How to do it?:

Submission: Submit the link on Github of the assignment to Canvas under Assignment 4.


1. Install tidyverse package

An R package can be installed by install.packages function. Install tidyverse if you have not done so.

install.packages('tidyverse')

2. Read the data using read_csv

Use read_csv function to import the US Covid 19 data at link. Don’t forget to import tidyverse (library(tidyverse)) so that you can use read_csv.


3. Fix the date and ceate some new variables

lubridate is a package of the tidyverse packages. We will make uses of lubridate in this question.

library(lubridate)
df$month = month(df$date)

# day of the week
df$weekday = wday(df$date)

# day of the month
df$monthday <- mday(df$date)

4. Create new variables with case_when.

The function case_when is a good option to create a new variable from existing variable. For example, this below codes create a new variable, daily_death, from deathIncrease variable. deathIncrease is the number of daily new death by Covid19. The new variable daily_death takes three values: low (if deathIncrease less than 3), medium (deathIncrease from 3 to 14), and high (deathIncrease more than 14). Please notice that this can also be done in a different way as shown in Assignment 3.

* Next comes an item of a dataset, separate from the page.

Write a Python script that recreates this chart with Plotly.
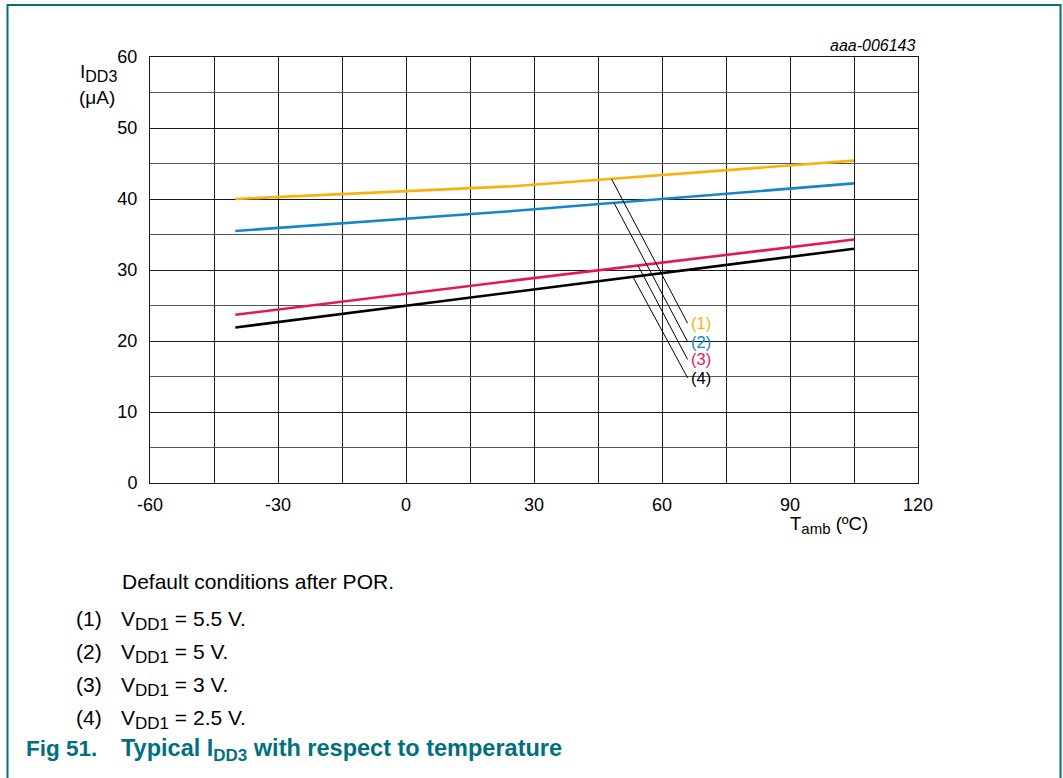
import plotly.graph_objects as go

# ---- data ----
temps = [-40, 25, 105]
idd_55v = [40.0, 41.8, 45.4]
idd_5v = [35.5, 38.3, 42.2]
idd_3v = [23.7, 28.5, 34.3]
idd_25v = [21.9, 26.9, 33.0]

series_names = ["(1)", "(2)", "(3)", "(4)"]
series_values = [idd_55v, idd_5v, idd_3v, idd_25v]
series_colors = ["#F9B10B", "#1387C9", "#E4175B", "#000000"]

# leader lines: (start x, start y, end x, end y) in data units
leaders = [
    (48.2, 42.8, 66.0, 22.5),
    (48.8, 39.4, 66.0, 19.9),
    (54.4, 30.6, 66.0, 17.4),
    (53.3, 28.9, 66.0, 14.8),
]

x_ticks = [-60, -30, 0, 30, 60, 90, 120]
x_tick_text = ["-60", "-30", "0", "30", "60", "90", "120"]
y_ticks = [0, 10, 20, 30, 40, 50, 60]

def sub(s, size=13):
    return f"<sub><span style=\"font-size:{size}px\">{s}</span></sub>"

notes = [
    ("(1)", "V" + sub("DD1", 17) + " = 5.5 V."),
    ("(2)", "V" + sub("DD1", 17) + " = 5 V."),
    ("(3)", "V" + sub("DD1", 17) + " = 3 V."),
    ("(4)", "V" + sub("DD1", 17) + " = 2.5 V."),
]

FONT = "Liberation Sans, Arial, sans-serif"
TEAL = "#00707F"

fig = go.Figure()
for name, vals, col in zip(series_names, series_values, series_colors):
    fig.add_trace(go.Scatter(x=temps, y=vals, mode="lines", name=name,
                             line=dict(color=col, width=2.6), showlegend=False))

W, H = 1063, 778
L, R, T, B = 150, 145, 57, 295
pw, ph = W - L - R, H - T - B

def px(xpix):
    return (xpix - L) / pw

def py(ypix):
    return (H - B - ypix) / ph

fig.update_layout(
    width=W, height=H,
    margin=dict(l=L, r=R, t=T, b=B),
    paper_bgcolor="white", plot_bgcolor="white",
    font=dict(family=FONT, size=16, color="#000"),
    xaxis=dict(range=[-60, 120], tickvals=x_ticks, ticktext=x_tick_text,
               showgrid=True, gridcolor="#1a1a1a",
               gridwidth=1, zeroline=False, showline=True, linecolor="#1a1a1a",
               mirror=True, ticks="", tickfont=dict(size=18), ticklabelstandoff=5,
               minor=dict(dtick=15, showgrid=True, gridcolor="#1a1a1a", gridwidth=1)),
    yaxis=dict(range=[0, 60], tickvals=y_ticks, showgrid=True, gridcolor="#1a1a1a",
               gridwidth=1, zeroline=False, showline=True, linecolor="#1a1a1a",
               mirror=True, ticks="", tickfont=dict(size=18), ticklabelstandoff=8,
               minor=dict(dtick=5, showgrid=True, gridcolor="#555555", gridwidth=1)),
)

shapes = []
for (x0, y0, x1, y1) in leaders:
    shapes.append(dict(type="line", xref="x", yref="y", x0=x0, y0=y0, x1=x1, y1=y1,
                       line=dict(color="#000", width=1)))
# teal frame
shapes.append(dict(type="path", xref="paper", yref="paper",
                   path=f"M {px(7.5)},{py(800)} L {px(7.5)},{py(5)} L {px(1060.5)},{py(5)} L {px(1060.5)},{py(800)}",
                   line=dict(color=TEAL, width=2)))
fig.update_layout(shapes=shapes)

ann = []
label_y = [22.5, 19.9, 17.4, 14.8]
for name, col, yv in zip(series_names, series_colors, label_y):
    ann.append(dict(x=66.3, y=yv, xref="x", yref="y", text=name, showarrow=False,
                    xanchor="left", yanchor="middle", font=dict(size=16.5, color=col)))

ann.append(dict(x=px(78), y=py(73), xref="paper", yref="paper", xanchor="left",
                yanchor="middle", showarrow=False, align="left",
                text="I" + sub("DD3", 16), font=dict(size=19)))
ann.append(dict(x=px(77), y=py(98), xref="paper", yref="paper", xanchor="left",
                yanchor="middle", showarrow=False, text="(μA)", font=dict(size=19)))
ann.append(dict(x=px(918), y=py(45), xref="paper", yref="paper", xanchor="right",
                yanchor="middle", showarrow=False, text="<i>aaa-006143</i>",
                font=dict(size=16)))
ann.append(dict(x=px(788), y=py(525), xref="paper", yref="paper", xanchor="left",
                yanchor="middle", showarrow=False, text="T" + sub("amb", 15) + " (ºC)",
                font=dict(size=18.5)))
ann.append(dict(x=px(120), y=py(581), xref="paper", yref="paper", xanchor="left",
                yanchor="middle", showarrow=False, text="Default conditions after POR.",
                font=dict(size=21)))
for i, (num, txt) in enumerate(notes):
    yy = 618 + i * 33.3
    ann.append(dict(x=px(74), y=py(yy), xref="paper", yref="paper", xanchor="left",
                    yanchor="middle", showarrow=False, text=num, font=dict(size=21)))
    ann.append(dict(x=px(119), y=py(yy + 2), xref="paper", yref="paper", xanchor="left",
                    yanchor="middle", showarrow=False, text=txt, font=dict(size=21)))
ann.append(dict(x=px(24), y=py(748), xref="paper", yref="paper", xanchor="left",
                yanchor="middle", showarrow=False, text="<b>Fig 51.</b>",
                font=dict(size=22.5, color=TEAL)))
ann.append(dict(x=px(119), y=py(750), xref="paper", yref="paper", xanchor="left",
                yanchor="middle", showarrow=False,
                text="<b>Typical I" + sub("DD3", 17) + " with respect to temperature</b>",
                font=dict(size=23.5, color=TEAL)))
fig.update_layout(annotations=ann)

fig.write_html("out.html", config={"displayModeBar": False},
               post_script="document.body.style.margin='0';document.body.style.padding='0';document.body.style.overflow='hidden';")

df$daily_death <- case_when(
  df$deathIncrease <3 ~ 'low',
  df$deathIncrease <=14 ~ 'medium',
  TRUE ~ 'high'
)

5. Select function

Use the select function to deselect the column totalTestsViral from the data.


6. Pipe Operator ( %>% )

Pipe operator offers another way to write R codes. Many times, it makes the codes more readable. Pipe works very well with all the tidyverse packages. Refer to these slides (slide 15, 16, 17 and 18) to rewrite the below codes using pipe operator

x <- c(1:10)

# square root of x
sqrt(x)

sum(sqrt(x))

log(sum(sqrt(x)))

# log base 2 of 16
log(16, 2)

7. Combo 1: group_by + summarise

This combo is used when you want to apply a function/calculation to different groups of the data. For example, to calculate the average number of cases (positiveIncrease) by dataQualityGrade, we use:

df %>% 
  group_by(weekday) %>% 
  summarise(mean(positiveIncrease))

8. Combo 2: filter + group_by + summarise

An example: to calculate the average number of cases (positiveIncrease) in January and February separately, we use:

df %>% 
  filter(month==1|month==2) %>% 
  group_by(month) %>% 
  summarise(positve_increase = mean(positiveIncrease))

9. Combo 3: filter + group_by + summarise + arrange

Use the arrange function to find a month that has the highest number of deaths on the weekend.


10. Use your own dataset and implement the follows functions or combos. You can use the Adult Census Income or Titanic data.